Rabu, 03 Oktober 2012
On 10/03/2012 06:47:00 AM by KBM FT UNM in Kisah No comments
Meninggalkan kemewahan dunia demi menggapai Surga.
Itulah yang dilakukan Mus’ab bin Umair ketika masuk Islam. Dia pemuda
kota Mekkah yang didambakan para ibu agar menjadi menantunya. Di samping
tampan, perilakunya juga baik, murah senyum dan sopan, idaman dan
pujaan para wanita. Hal itu dapat dipahami karena Mus’ab anak orang
berada. Kedua Orang-tuanya kaya raya. Ia juga sangat dimanja. Apa pun
yang ia minta, selalu dituruti kedua orang tuanya. Ketika pancaran
cahaya Islam mulai menyebar di bumi Mekkah, orang-orang ribut
membicarakan hal itu. Maka, berita tentang Muhammad saw pun terdengar
juga di telinga Mus’ab. Ia penasaran, tertarik mengetahui lebih jauh
tentang Nabi terakhir itu, serta ajaran yang dibawanya dan tengah
disebarluaskannya.
Suatu hari terdengar kabar bahwa
Muhammad SAW tengah berceramah di bukit Shoffa, di hadapan puluhan
manusia. Dan Mus’ab pun menuju ke sana.
“Wahai keluarga Ghalib, keluarga Fihr
dan keluarga Quraisy yang lain,” sabda Nabi saw, “kalau kukatakan di
balik lembah ini ada segerombolan musuh hendak menyerang kalian, apakah
kalian percaya?”
“Tentu, Muhammad. Sebab engkau belum pernah berbohong pada kami!” jawab mereka serentak.

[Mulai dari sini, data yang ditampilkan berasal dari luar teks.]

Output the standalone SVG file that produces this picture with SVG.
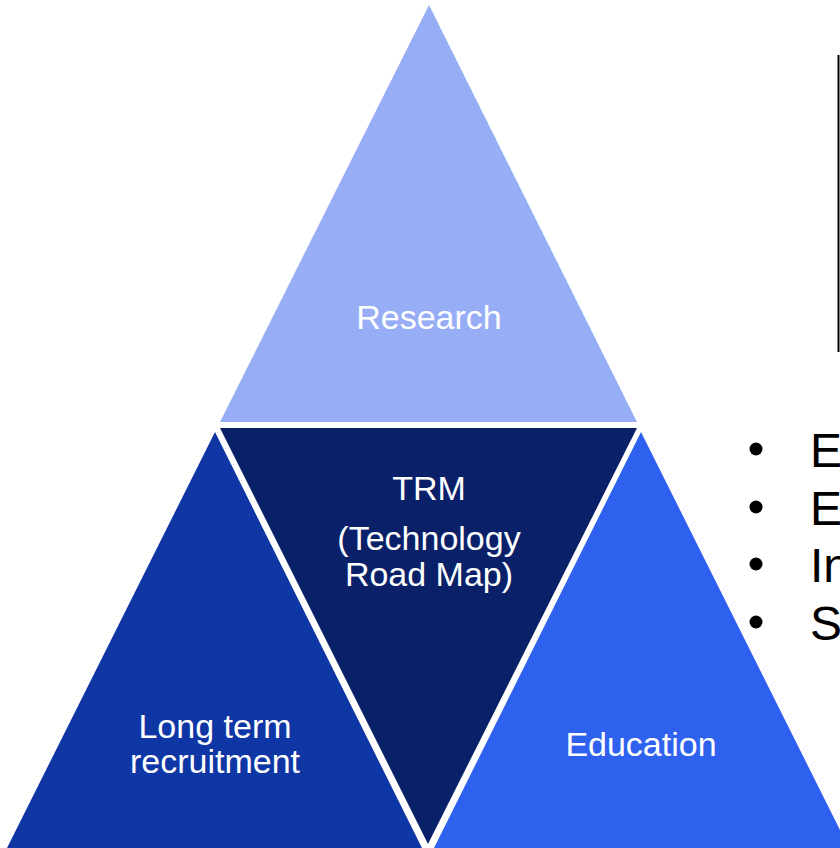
<svg xmlns="http://www.w3.org/2000/svg" width="840" height="848" viewBox="0 0 840 848">
<style>
.lbl{font-family:"Liberation Sans",Arial,sans-serif;font-size:34px;fill:#ffffff;text-anchor:middle}
.bul{font-family:"Liberation Sans",Arial,sans-serif;font-size:48px;fill:#000000}
</style>
<rect width="840" height="848" fill="#ffffff"/>
<g id="research">
<polygon points="429,5 220,422 637,422" fill="#97ADF6"/>
<text class="lbl" x="429" y="329">Research</text>
</g>
<g id="trm">
<polygon points="220,428 637,428 428,844" fill="#0A2169"/>
<text class="lbl" x="429" y="500">TRM</text>
<text class="lbl" x="429" y="550">(Technology</text>
<text class="lbl" x="429" y="586">Road Map)</text>
</g>
<g id="long-term">
<polygon points="215,432 6,850 423,850" fill="#0F36A5"/>
<text class="lbl" x="215" y="738">Long term</text>
<text class="lbl" x="215" y="773">recruitment</text>
</g>
<g id="education">
<polygon points="641,432 433,850 850,850" fill="#2F61EF"/>
<text class="lbl" x="641" y="756">Education</text>
</g>
<g id="connectors"></g>
<g id="list">
<line x1="838.5" y1="55" x2="838.5" y2="352" stroke="#000" stroke-width="2"/>
<circle cx="756" cy="449" r="6.5"/>
<circle cx="756" cy="507" r="6.5"/>
<circle cx="756" cy="564" r="6.5"/>
<circle cx="756" cy="622" r="6.5"/>
<text class="bul" x="810" y="467">E</text>
<text class="bul" x="810" y="525">E</text>
<text class="bul" x="810" y="582">In</text>
<text class="bul" x="810" y="640">S</text>
</g>
</svg>
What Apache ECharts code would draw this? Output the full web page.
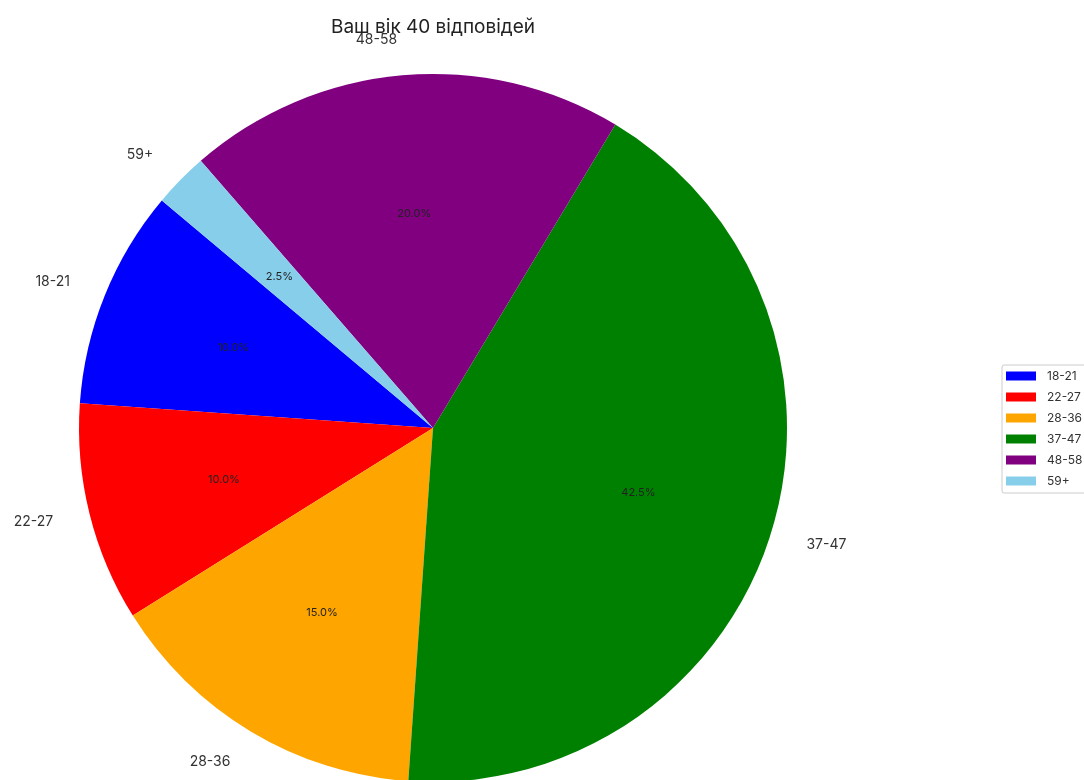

“Ketahuilah, bahwa aku adalah Nabi terakhir yang diutus Allah untuk kalian umat manusia.”
Serentak yang mendengar jadi ribut. Paling marah Abu Jahal. “Celaka kau, Muhammad!” kutuknya sengit.
Berbeda dengan Mus’ab. Ia tidak
demikian. Mendengar berita itu, hatinya tersentuh. Saat itu juga
batinnya bertarung. Bingung. Hendak mempertahankan keyakinannya selama
ini yang diwarisi dari nenek moyangnya yakni menyembah berhala, atau
menyembah Allah Yang Esa sebagaimana ajaran Muhammad saw. Mus’ab gundah.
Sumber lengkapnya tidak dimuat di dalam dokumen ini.